The gains have captivated investors from the mainland, who’ve sent $14.4 billion into the Hong Kong stock market through cross-border trading links as capital controls make H shares one of the few offshore investments permitted by the government. With a weak currency driving mainland investors away from yuan-denominated assets, the daily average of net purchases of shares traded in the city via the Shanghai stock link is up 11 percent from 2016.
“The stock connect is one way to get a little bit of so-called overseas exposure,” said Ayaz Ebrahim, the Hong Kong-based head of Asia-Pacific asset allocation at JPMorgan Asset Management, which owns more Chinese stocks than represented in global benchmarks. The MSCI China Index is still cheap “as long as there’s economic stability,” he said.
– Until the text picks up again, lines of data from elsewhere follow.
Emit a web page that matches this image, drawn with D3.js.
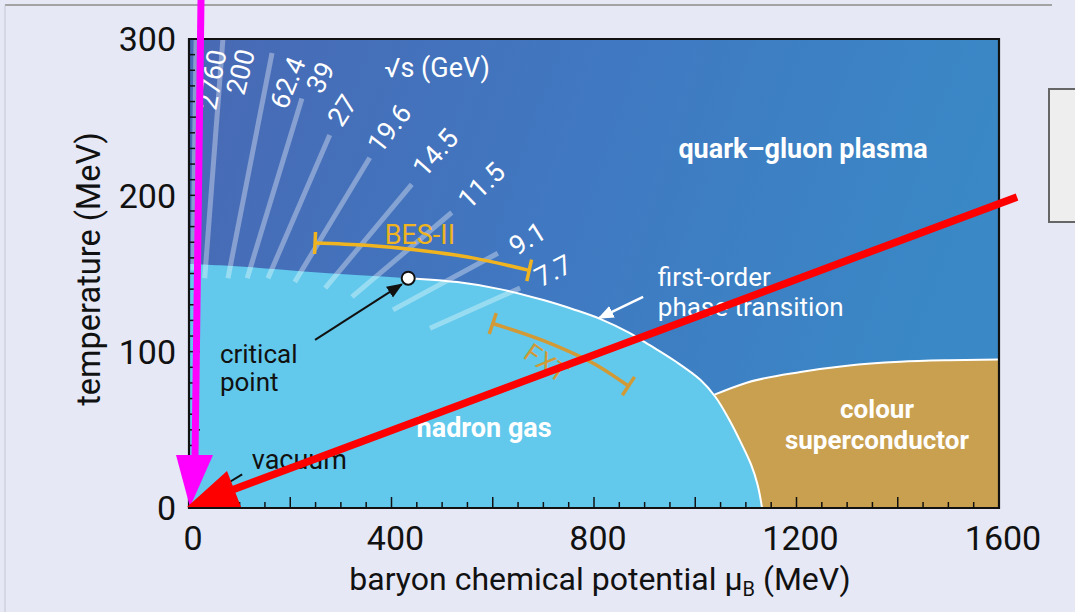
<!DOCTYPE html>
<html><head><meta charset="utf-8">
<script src="https://cdn.jsdelivr.net/npm/d3@7"></script>
<style>
html,body{margin:0;padding:0;background:#e6e8f6;}
svg{display:block;}
text{font-family:Roboto,"Liberation Sans",sans-serif;}
</style></head><body>
<svg id="c" width="1075" height="612"></svg>
<script>
// ---------- data ----------
const xTickLabels = [0, 400, 800, 1200, 1600];
const yTickLabels = [0, 100, 200, 300];
// phase boundary T(muB) of the hadron gas (MeV)
const phaseBoundary = [[0,156],[100,154.5],[220,151.5],[330,149],[433,147],[530,144.5],[614,140],[700,133],[760,127],[812,121],[870,112],[911,104],[960,94],[1010,82],[1040,71],[1068,56],[1090,42],[1110,28],[1123,15],[1132,0]];
// upper boundary of the colour superconductor
const superconductorBoundary = [[990,70],[1038,72.5],[1100,80],[1208,87],[1300,91],[1405,93.5],[1500,94.5],[1600,95]];
const criticalPoint = [433, 147];
// beam energies sqrt(s) in GeV and their freeze-out lines
const beamEnergies = ["2760","200","62.4","39","27","19.6","14.5","11.5","9.1","7.7"];
const beamLineStart = [[8,152],[31,147],[77,147],[115,147],[156,147],[209,144.6],[269,140.7],[322,135],[403,126.7],[476,115]];
const beamLineEnd   = [[14,300],[67,300],[164,291],[223,262],[278,238.6],[357,224],[440,207],[519,189],[610,163],[654,140.7]];
// BES-II and FXT coverage
const besII = [[249,169.5],[350,168],[450,165],[560,160],[672,152]];
const fxt = [[600,118],[700,107],[812,90],[868,78]];

// ---------- layout ----------
const svg = d3.select("#c");
const X0 = 189, X1 = 999, Y0 = 508, Y1 = 39;
const x = d3.scaleLinear().domain([0,1600]).range([X0,X1]);
const y = d3.scaleLinear().domain([0,300]).range([Y0,Y1]);

const defs = svg.append("defs");
const grad = defs.append("linearGradient").attr("id","qgp").attr("x1","0").attr("y1","0").attr("x2","1").attr("y2","0.2");
grad.append("stop").attr("offset","0").attr("stop-color","#4969b4");
grad.append("stop").attr("offset","0.5").attr("stop-color","#4078c1");
grad.append("stop").attr("offset","1").attr("stop-color","#3a88c6");
defs.append("clipPath").attr("id","plot").append("rect")
  .attr("x",X0).attr("y",Y1).attr("width",X1-X0).attr("height",Y0-Y1);
defs.append("clipPath").attr("id","first").append("rect")
  .attr("x",x(criticalPoint[0])).attr("y",Y1).attr("width",X1-x(criticalPoint[0])).attr("height",Y0-Y1);
function bigMarker(id,color){
  defs.append("marker").attr("id",id).attr("viewBox","0 0 10 10").attr("refX",9).attr("refY",5)
    .attr("markerWidth",16).attr("markerHeight",16).attr("markerUnits","userSpaceOnUse")
    .attr("orient","auto").append("path").attr("d","M0,1L10,5L0,9z").attr("fill",color);
}
bigMarker("abig","#111"); bigMarker("abig2","#fff");

// page decorations
svg.append("line").attr("x1",5).attr("y1",5).attr("x2",1052).attr("y2",5).attr("stroke","#8c8c88").attr("stroke-width",1.5);
svg.append("line").attr("x1",5).attr("y1",5).attr("x2",5).attr("y2",612).attr("stroke","#c4c6d2").attr("stroke-width",1);
svg.append("rect").attr("x",1049).attr("y",89).attr("width",60).attr("height",133)
  .attr("fill","#eeeeee").attr("stroke","#666").attr("stroke-width",2);

const g = svg.append("g").attr("clip-path","url(#plot)");
g.append("rect").attr("x",X0).attr("y",Y1).attr("width",X1-X0).attr("height",Y0-Y1).attr("fill","url(#qgp)");

const area = d3.area().x(d=>x(d[0])).y0(y(0)).y1(d=>y(d[1])).curve(d3.curveMonotoneX);
const line = d3.line().x(d=>x(d[0])).y(d=>y(d[1])).curve(d3.curveMonotoneX);
const smooth = d3.line().x(d=>x(d[0])).y(d=>y(d[1])).curve(d3.curveCatmullRom.alpha(0.5));
const hadronPath = smooth(phaseBoundary) + `L${x(0)},${y(0)}Z`;

g.append("path").attr("d",area(superconductorBoundary)).attr("fill","#c9a04f");
g.append("path").attr("d",hadronPath).attr("fill","#62c9ec");
g.append("path").attr("d",line(superconductorBoundary.slice(1))).attr("fill","none").attr("stroke","#fff").attr("stroke-width",2);
g.append("path").attr("d",smooth(phaseBoundary)).attr("fill","none").attr("stroke","#fff").attr("stroke-width",2)
  .attr("clip-path","url(#first)");

// beam energy lines
g.selectAll("line.beam").data(beamEnergies).join("line").attr("class","beam")
  .attr("x1",(d,i)=>x(beamLineStart[i][0])).attr("y1",(d,i)=>y(beamLineStart[i][1]))
  .attr("x2",(d,i)=>x(beamLineEnd[i][0])).attr("y2",(d,i)=>y(beamLineEnd[i][1]))
  .attr("stroke","#fff").attr("stroke-opacity",0.35).attr("stroke-width",5);

const beamLabelAt = [[45,274],[101,279],[194,272],[259,275.5],[302,254.5],[395,243],[486,227.5],[577,206.5],[668,172.5],[719,152]];
const beamLabelRot = [-80,-76,-68,-62,-57,-52,-48,-44,-32,-27];
g.selectAll("text.beam").data(beamEnergies).join("text").attr("class","beam")
  .attr("transform",(d,i)=>`translate(${x(beamLabelAt[i][0])},${y(beamLabelAt[i][1])}) rotate(${beamLabelRot[i]})`)
  .attr("text-anchor","middle").attr("dy","0.36em").attr("fill","#fff").attr("font-size",27).text(d=>d);

// BES-II / FXT bars
function bar(pts,color,w){
  g.append("path").attr("d",line(pts)).attr("fill","none").attr("stroke",color).attr("stroke-width",w);
  [[pts[0],pts[1]],[pts[pts.length-1],pts[pts.length-2]]].forEach(([p,q])=>{
    const dx=x(q[0])-x(p[0]), dy=y(q[1])-y(p[1]), L=Math.hypot(dx,dy);
    const nx=-dy/L*11, ny=dx/L*11;
    g.append("line").attr("x1",x(p[0])+nx).attr("y1",y(p[1])+ny).attr("x2",x(p[0])-nx).attr("y2",y(p[1])-ny)
      .attr("stroke",color).attr("stroke-width",w);
  });
}
bar(besII,"#f0b420",3.5);
bar(fxt,"#d29a36",3.5);

// arrows
g.append("line").attr("x1",x(249)).attr("y1",y(107.5)).attr("x2",x(420)).attr("y2",y(143))
  .attr("stroke","#111").attr("stroke-width",2).attr("marker-end","url(#abig)");
g.append("line").attr("x1",x(897)).attr("y1",y(135)).attr("x2",x(810)).attr("y2",y(121.5))
  .attr("stroke","#fff").attr("stroke-width",2.5).attr("marker-end","url(#abig2)");
g.append("line").attr("x1",x(77)).attr("y1",y(16)).attr("x2",x(105)).attr("y2",y(21.5))
  .attr("stroke","#111").attr("stroke-width",2);

g.append("circle").attr("cx",x(criticalPoint[0])).attr("cy",y(criticalPoint[1])).attr("r",6.5)
  .attr("fill","#fff").attr("stroke","#111").attr("stroke-width",2);

// text annotations
const notes = [
  {t:"√s (GeV)", m:490, T:275.5, a:"middle", c:"#fff", w:400, s:27},
  {t:"quark–gluon plasma", m:1213, T:224, a:"middle", c:"#fff", w:700, s:27},
  {t:"first-order", m:926, T:142, a:"start", c:"#fff", w:400, s:26},
  {t:"phase transition", m:926, T:123, a:"start", c:"#fff", w:400, s:26},
  {t:"critical", m:61, T:92.5, a:"start", c:"#111", w:400, s:26},
  {t:"point", m:61, T:75, a:"start", c:"#111", w:400, s:26},
  {t:"hadron gas", m:583, T:45.5, a:"middle", c:"#fff", w:700, s:27},
  {t:"vacuum", m:124, T:25, a:"start", c:"#111", w:400, s:27},
  {t:"colour", m:1359, T:57.5, a:"middle", c:"#fff", w:700, s:26},
  {t:"superconductor", m:1359, T:37.5, a:"middle", c:"#fff", w:700, s:26},
  {t:"BES-II", m:456, T:169, a:"middle", c:"#f0b420", w:400, s:27}
];
g.selectAll("text.note").data(notes).join("text").attr("class","note")
  .attr("x",d=>x(d.m)).attr("y",d=>y(d.T)).attr("text-anchor",d=>d.a)
  .attr("fill",d=>d.c).attr("font-weight",d=>d.w).attr("font-size",d=>d.s).text(d=>d.t);
g.append("text").attr("transform",`translate(${x(706)},${y(93)}) rotate(35)`).attr("text-anchor","middle")
  .attr("dy","0.36em").attr("fill","#d29a36").attr("font-size",26).text("FXT");

// axes: ticks inside
const axG = svg.append("g");
d3.range(0,1601,50).forEach(v=>{
  const L = v%200===0 ? 11 : 6;
  axG.append("line").attr("x1",x(v)).attr("x2",x(v)).attr("y1",Y0).attr("y2",Y0-L).attr("stroke","#111").attr("stroke-width",1.5);
});
d3.range(0,301,10).forEach(v=>{
  const L = v%50===0 ? 11 : 6;
  axG.append("line").attr("y1",y(v)).attr("y2",y(v)).attr("x1",X0).attr("x2",X0+L).attr("stroke","#111").attr("stroke-width",1.5);
});
axG.append("path").attr("d",`M${X0},${Y0}V${Y1}H${X1}V${Y0}Z`).attr("fill","none").attr("stroke","#111").attr("stroke-width",2.2);

axG.selectAll("text.xt").data(xTickLabels).join("text").attr("class","xt")
  .attr("x",d=>x(d)+4).attr("y",550).attr("text-anchor","middle").attr("font-size",34).attr("fill","#111").text(d=>d);
axG.selectAll("text.yt").data(yTickLabels).join("text").attr("class","yt")
  .attr("x",176).attr("y",d=>y(d)).attr("dy","0.36em").attr("text-anchor","end").attr("font-size",34).attr("fill","#111").text(d=>d);

axG.append("text").attr("transform","translate(100,269) rotate(-90)").attr("text-anchor","middle")
  .attr("font-size",32.5).attr("fill","#111").text("temperature (MeV)");
const xt = axG.append("text").attr("x",600).attr("y",590).attr("text-anchor","middle").attr("font-size",32).attr("fill","#111");
xt.append("tspan").text("baryon chemical potential μ");
xt.append("tspan").attr("font-size",20).attr("dy",6).text("B");
xt.append("tspan").attr("dy",-6).text(" (MeV)");

// overlay annotation arrows
const ov = svg.append("g");
ov.append("line").attr("x1",201).attr("y1",0).attr("x2",195).attr("y2",458).attr("stroke","#ff00ff").attr("stroke-width",7);
ov.append("path").attr("d","M176,455L213,455L190,507Z").attr("fill","#ff00ff");
ov.append("line").attr("x1",1017).attr("y1",197).attr("x2",232).attr("y2",490).attr("stroke","#ff0000").attr("stroke-width",7.5);
ov.append("path").attr("d","M187,507L227,471L241,507Z").attr("fill","#ff0000");
</script>
</body></html>
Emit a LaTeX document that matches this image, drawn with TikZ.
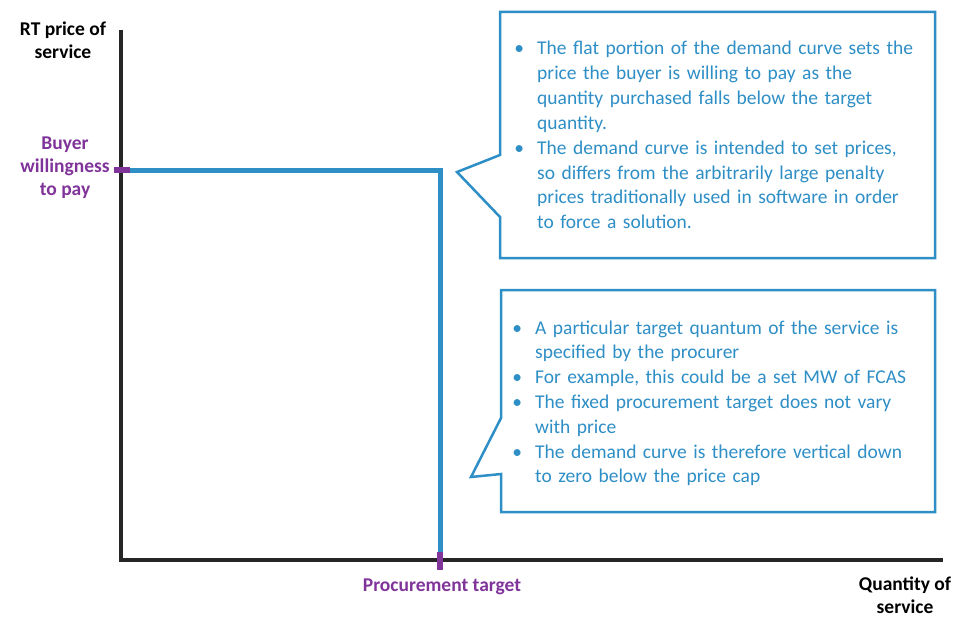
\documentclass[tikz,border=0pt]{standalone}
\usepackage{fontspec}
\setmainfont{Carlito}
\usepackage{enumitem}
\usepackage{tikz}
\usetikzlibrary{positioning}

\definecolor{curveblue}{RGB}{46,142,198}
\definecolor{tickpurple}{RGB}{128,52,154}
\definecolor{axisgray}{RGB}{38,38,38}

\tikzset{
	axis/.style={line width=4pt,draw=axisgray},
	curve/.style={line width=5pt,draw=curveblue},
	tick/.style={line width=6pt,draw=tickpurple},
	callout/.style={line width=2.5pt,draw=curveblue,fill=white,line join=miter},
	axislabel/.style={font=\fontsize{19.5}{23}\selectfont\bfseries,align=center,inner sep=0pt},
	notetext/.style={anchor=north west,inner sep=0pt,text width=420pt,text=curveblue,
	                 font=\fontsize{19.5}{24.8}\selectfont}
}

\newcommand{\notelist}[1]{%
	\begin{itemize}[label={•},labelsep=13pt,leftmargin=27pt,nosep]#1\end{itemize}}

\begin{document}
\begin{tikzpicture}[x=1pt,y=-1pt]
	\useasboundingbox (0,0) rectangle (957,618);

	% axes
	\coordinate (o) at (121,560);
	\coordinate (ytop) at (121,30);
	\coordinate (xend) at (943,560);
	\draw[axis] (ytop) -- (121,562);
	\draw[axis] (119,560) -- (xend);

	% demand curve
	\coordinate (bwp) at (121,170);
	\coordinate (corner) at (440,170);
	\coordinate (pt) at (440,560);
	\draw[curve] (bwp) -- (corner) -- (pt);
	\draw[tick] (114,170) -- (130,170);
	\draw[tick] (440,552) -- (440,570);

	% labels
	\node[axislabel] (ylab) at (63,40) {RT price of\\service};
	\node[axislabel,text=tickpurple] (bwplab) at (65,168) {Buyer\\willingness\\to pay};
	\node[axislabel,text=tickpurple] (ptlab) at (442,587) {Procurement target};
	\node[axislabel] (xlab) at (905,595) {Quantity of\\service};

	% callouts
	\draw[callout] (500,12) -- (935,12) -- (935,258) -- (500,258) -- (500,217)
		-- (457,172) -- (500,155) -- cycle;
	\draw[callout] (501,290) -- (935,290) -- (935,512) -- (501,512) -- (501,474)
		-- (471,477) -- (501,418) -- cycle;

	\node[notetext] (note1) at (510,30) {\notelist{%
		\item The flat portion of the demand curve sets the\newline
		price the buyer is willing to pay as the\newline
		quantity purchased falls below the target\newline
		quantity.
		\item The demand curve is intended to set prices,\newline
		so differs from the arbitrarily large penalty\newline
		prices traditionally used in software in order\newline
		to force a solution.}};
	\node[notetext] (note2) at (508,309) {\notelist{%
		\item A particular target quantum of the service is\newline
		specified by the procurer
		\item For example, this could be a set MW of FCAS
		\item The fixed procurement target does not vary\newline
		with price
		\item The demand curve is therefore vertical down\newline
		to zero below the price cap}};
\end{tikzpicture}
\end{document}
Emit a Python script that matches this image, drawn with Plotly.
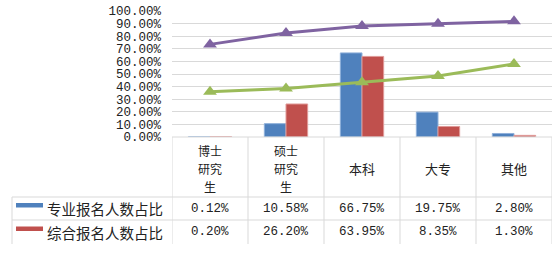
import plotly.graph_objects as go

categories = ["博士研究生", "硕士研究生", "本科", "大专", "其他"]
header_lines = [["博士", "研究", "生"], ["硕士", "研究", "生"], ["本科"], ["大专"], ["其他"]]
series_names = ["专业报名人数占比", "综合报名人数占比"]
pro_share = [0.12, 10.58, 66.75, 19.75, 2.80]
gen_share = [0.20, 26.20, 63.95, 8.35, 1.30]
line_purple = [73.5, 82.5, 88.0, 89.8, 91.8]
line_green = [36.0, 38.5, 43.5, 48.5, 58.0]

BLUE = "#4F81BD"
RED = "#C0504D"
PURPLE = "#7F63A1"
GREEN = "#9BBB59"
GRID = "#D9D9D9"

W, H = 553, 253
L, R, T, B = 172, 1, 11, 116
PW = W - L - R
PH = H - T - B


def px(xpix):
    return (xpix - L) / PW


def py(ypix):
    return (H - B - ypix) / PH


fig = go.Figure()
fig.add_trace(go.Bar(x=categories, y=pro_share, name=series_names[0],
                     marker=dict(color=BLUE, line=dict(color="#8FB0DA", width=1))))
fig.add_trace(go.Bar(x=categories, y=gen_share, name=series_names[1],
                     marker=dict(color=RED, line=dict(color="#E09A98", width=1))))
fig.add_trace(go.Scatter(x=categories, y=line_purple, mode="lines+markers",
                         line=dict(color=PURPLE, width=3),
                         marker=dict(symbol="triangle-up", size=12, color=PURPLE)))
fig.add_trace(go.Scatter(x=categories, y=line_green, mode="lines+markers",
                         line=dict(color=GREEN, width=3),
                         marker=dict(symbol="triangle-up", size=12, color=GREEN)))

shapes = []
annotations = []
line_style = dict(color=GRID, width=1)

for i in range(len(categories) + 1):
    xv = i - 0.5
    shapes.append(dict(type="line", xref="x", yref="paper", x0=xv, x1=xv,
                       y0=py(137), y1=py(244), line=line_style))
shapes.append(dict(type="line", xref="paper", yref="paper", x0=px(12), x1=px(12),
                   y0=py(197), y1=py(244), line=line_style))
for yy in [197, 220]:
    shapes.append(dict(type="line", xref="paper", yref="paper", x0=px(12), x1=1,
                       y0=py(yy), y1=py(yy), line=line_style))
shapes.append(dict(type="line", xref="paper", yref="paper", x0=0, x1=1,
                   y0=0, y1=0, line=line_style))

cjk = "Noto Sans CJK SC"
mono = "Liberation Mono"

for cat, lines in zip(categories, header_lines):
    n = len(lines)
    fs = 12 if n > 1 else 13
    for k, txt in enumerate(lines):
        yc = 168.5 + (k - (n - 1) / 2) * 17.6
        annotations.append(dict(x=cat, xref="x", y=py(yc), yref="paper", text=txt,
                                showarrow=False, xanchor="center", yanchor="middle",
                                borderpad=0,
                                font=dict(family=cjk, size=fs, color="#222")))

rows = [(series_names[0], pro_share, BLUE, 208.5), (series_names[1], gen_share, RED, 232)]
for name, vals, col, yc in rows:
    shapes.append(dict(type="rect", xref="paper", yref="paper", x0=px(16), x1=px(43),
                       y0=py(yc - 1), y1=py(yc - 5.5), fillcolor=col, line=dict(width=0)))
    annotations.append(dict(x=px(46), xref="paper", y=py(yc), yref="paper", text=name,
                            showarrow=False, xanchor="left", yanchor="middle",
                            borderpad=0,
                            font=dict(family=cjk, size=14.5, color="#222")))
    for cat, v in zip(categories, vals):
        annotations.append(dict(x=cat, xref="x", y=py(yc), yref="paper", text=f"{v:.2f}%",
                                showarrow=False, xanchor="center", yanchor="middle",
                                borderpad=0,
                                font=dict(family=mono, size=12.5, color="#222")))

fig.update_layout(
    width=W, height=H,
    margin=dict(l=L, r=R, t=T, b=B),
    paper_bgcolor="white", plot_bgcolor="white",
    showlegend=False,
    barmode="group", bargap=0.43, bargroupgap=0,
    shapes=shapes, annotations=annotations,
    xaxis=dict(showticklabels=False, showgrid=False, zeroline=False, showline=False,
               ticks="", range=[-0.5, 4.5]),
    yaxis=dict(range=[0, 100], dtick=10, tickformat=".2f", ticksuffix="%",
               showgrid=True, gridcolor=GRID, gridwidth=1, zeroline=False,
               ticks="", ticklabelstandoff=10,
               tickfont=dict(family=mono, size=12.5, color="#222")),
)

fig.write_html("out.html")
The stock gauge trades at about 12 times its members’ expected earnings for the next year, or 11 percent more expensive than at the end of 2016. Though the discount has narrowed, that’s still 22 percent lower than the multiple for the MSCI All-Country World Index.
Last week’s collapse and suspension of Huishan Dairy Holdings Co.’s shares was a reminder why Hong Kong-listed equities command some of the lowest valuations among the world’s largest markets. While Huishan makes up just 0.1 percent of the MSCI China Index, such violent swings and the city’s record of long trading halts have kept international investors at bay.
“It’s one of those things where if it hits a stock you don’t own, you breathe a sigh of relief,” said Tony Hann, the head of equities at London-based Blackfriars Asset Management Ltd. “Investors like us are certainly not blasé about it. Fortunately, the weighting of Huishan shares wasn’t significant enough.”
Broader sentiment toward China is improving. Fewer global investors count a major devaluation of the yuan or a trade war as their biggest risks, according to a Bank of America Corp. fund-manager survey in March. While there’s been some rotation into emerging markets and out of the U.S., investors are still hoarding about 4.8 percent of their portfolios in cash, the survey showed.
Sherwood Zhang, a money manager at Matthews Asia in San Francisco, is among those waiting for a dip to buy more stocks in the MSCI China Index. Tighter monetary policy in China or aggressive U.S. protectionism could cut the rally short, according to Zhang, who is bullish on the gauge in the longer term.
“Volatility is rarely absent from the Chinese stock market,” said Zhang, whose firm oversees about $26 billion. “A healthy selloff would present a good opportunity for us because the market has gone up a lot. Sentiment has improved and even international investors, though still negative, are less worried.”